June 28, 2008 8:51 AM
June 14, 2008 12:52 PM
I spent a lot of time looking for a place that he would be allowed to live in. There were a lot of places I could have bought closer to the city, but I bought this one so that he could live here with me. I know that mum hates him, so I think she was glad when I bought this place, getting rid of both of us at once. Except I had to wait to get formal permission.
I get a phone call today, "He's not looking good at all ... are you at work ... I'll wait till your father gets home."
I can't seem to compose myself. I'll never forgive myself if I don't say goodbye, what if he's not as bad as mum says? She wouldn't call if he wasn't that bad ... I have to go home.
He's so skinny and he's shaking, I don't want him to die, he hasn't even seen our place yet.

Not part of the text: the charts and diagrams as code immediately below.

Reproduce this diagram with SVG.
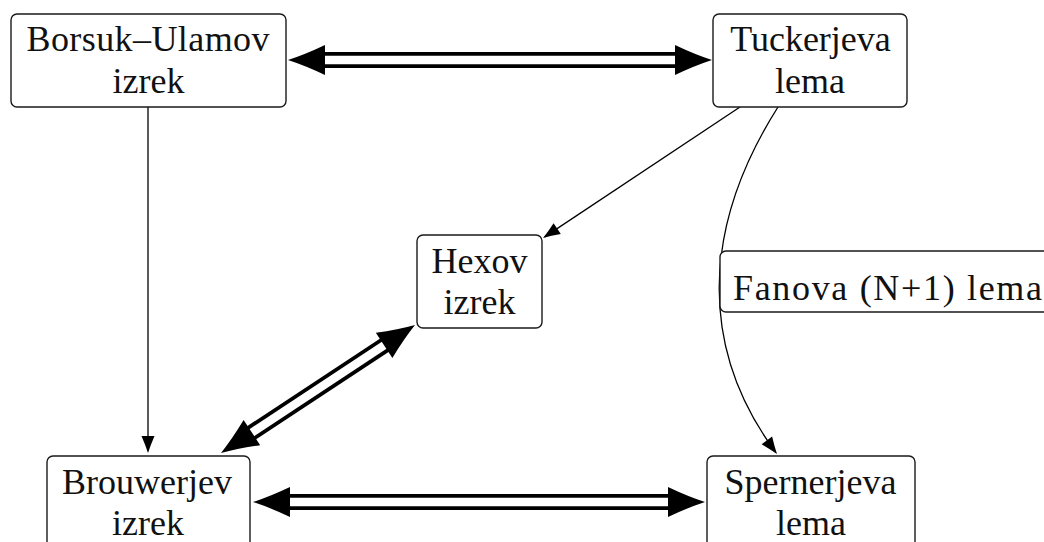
<svg xmlns="http://www.w3.org/2000/svg" xmlns:xlink="http://www.w3.org/1999/xlink" width="1044" height="542" viewBox="0 0 1044 542">
<style>
.box{fill:#fff;stroke:#1a1a1a;stroke-width:1.4}
.t{font-family:"Liberation Serif","Times New Roman",serif;font-size:36px;fill:#111;text-anchor:middle}
.thin{fill:none;stroke:#000;stroke-width:1.3}
.dblo{stroke:#000;stroke-width:16;fill:none}
.dbli{stroke:#fff;stroke-width:8.4;fill:none}
</style>
<defs>
<path id="bh" d="M0 0 Q-17 -5.5 -37 -15 L-37 15 Q-17 5.5 0 0 Z" fill="#000"/>
<marker id="ah" markerUnits="userSpaceOnUse" orient="auto" refX="0" refY="0" markerWidth="20" markerHeight="20" overflow="visible">
<path d="M2 0 Q-6 -2.6 -15 -6.5 L-15 6.5 Q-6 2.6 2 0 Z" fill="#000"/>
</marker>
</defs>
<rect width="1044" height="542" fill="#fff"/>
<g id="connectors">
<line class="thin" x1="148" y1="107" x2="148" y2="451" marker-end="url(#ah)"/>
<line class="thin" x1="740" y1="107" x2="544.7" y2="236.9" marker-end="url(#ah)"/>
<path class="thin" d="M778 107 C700 230 700 350 775.8 452.4" marker-end="url(#ah)"/>
<line class="dblo" x1="324" y1="60" x2="676" y2="60"/>
<line class="dbli" x1="324" y1="60" x2="676" y2="60"/>
<use xlink:href="#bh" transform="translate(712,60)"/>
<use xlink:href="#bh" transform="translate(288,60) rotate(180)"/>
<line class="dblo" x1="289" y1="502" x2="669" y2="502"/>
<line class="dbli" x1="289" y1="502" x2="669" y2="502"/>
<use xlink:href="#bh" transform="translate(705,502)"/>
<use xlink:href="#bh" transform="translate(253,502) rotate(180)"/>
<line class="dblo" x1="251.05" y1="433.17" x2="384.95" y2="344.83"/>
<line class="dbli" x1="251.05" y1="433.17" x2="384.95" y2="344.83"/>
<use xlink:href="#bh" transform="translate(415,325) rotate(-33.42)"/>
<use xlink:href="#bh" transform="translate(221,453) rotate(146.58)"/>
</g>
<g id="borsuk">
<rect class="box" x="11" y="14" width="275" height="93" rx="6"/>
<text class="t" x="148" y="51" textLength="243" lengthAdjust="spacing">Borsuk–Ulamov</text>
<text class="t" x="148.5" y="93">izrek</text>
</g>
<g id="tucker">
<rect class="box" x="713" y="14" width="194" height="93" rx="6"/>
<text class="t" x="810.5" y="51">Tuckerjeva</text>
<text class="t" x="810" y="93">lema</text>
</g>
<g id="hex">
<rect class="box" x="417" y="235" width="125" height="93" rx="6"/>
<text class="t" x="479.5" y="273">Hexov</text>
<text class="t" x="479.5" y="314">izrek</text>
</g>
<g id="fan">
<rect class="box" x="720" y="251" width="340" height="61" rx="6"/>
<text class="t" x="733" y="300" style="text-anchor:start" textLength="309" lengthAdjust="spacing">Fanova (N+1) lema</text>
</g>
<g id="brouwer">
<rect class="box" x="47" y="456" width="203" height="93" rx="6"/>
<text class="t" x="147" y="493.5">Brouwerjev</text>
<text class="t" x="148" y="535">izrek</text>
</g>
<g id="sperner">
<rect class="box" x="707" y="456" width="208" height="93" rx="6"/>
<text class="t" x="810.5" y="494">Spernerjeva</text>
<text class="t" x="811" y="535">lema</text>
</g>
</svg>
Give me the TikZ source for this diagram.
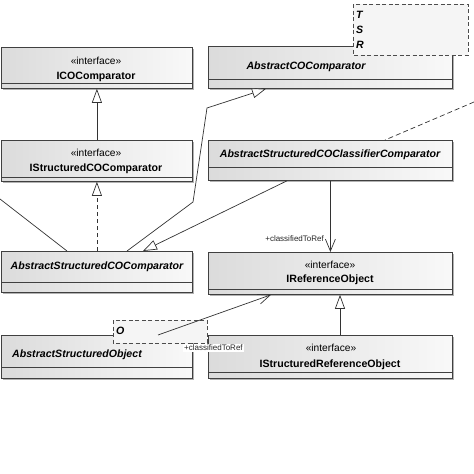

We have to take him, this is cruel leaving him to suffer, dad will be ok.
Goodbye Patch, I wanted you to come and live with me, you could have been an inside dog again. I remember when you used to bring in the paper for dad and how you'd fall over yourself when it was too big. You'd always run up to the clothes line ahead of mum to make sure it was safe for her. Mum freaked out when you caught those mice, she thought you were going to eat them. Remember when we got attacked by that dog? I was heaps scared he was going to get you, but you just wanted to rip his throat out. I'll always miss the Sunday morning walks along the beach when we'd throw the ball, you'd run after it, catch it and then wait for us. None of this silly bringing it back business.
Thank you for being my first dog, I'm really sorry you didn't get to see our place.
June 14, 2008 10:02 AM
If there were such a thing as the blog police. I'm terrible at blogging. I really don't know why, I guess my mind just isn't on blogging lately. I really truly do have the time to blog and I'm just not. I'm certainly not ready to give it up, even though it would save me about $250 a year. I guess that's not too bad considering what some other hobbies cost.
I guess the other thing that's stopping me from blogging is the lack of interesting things to write about, my life has become so boring. I'm fairly sure that no one wants to hear about what I'm cooking for dinner. The only thing I really do these days is work, cook, eat and sleep.
So it was at this point in the post that I got a phone call from my mum and I couldn't continue.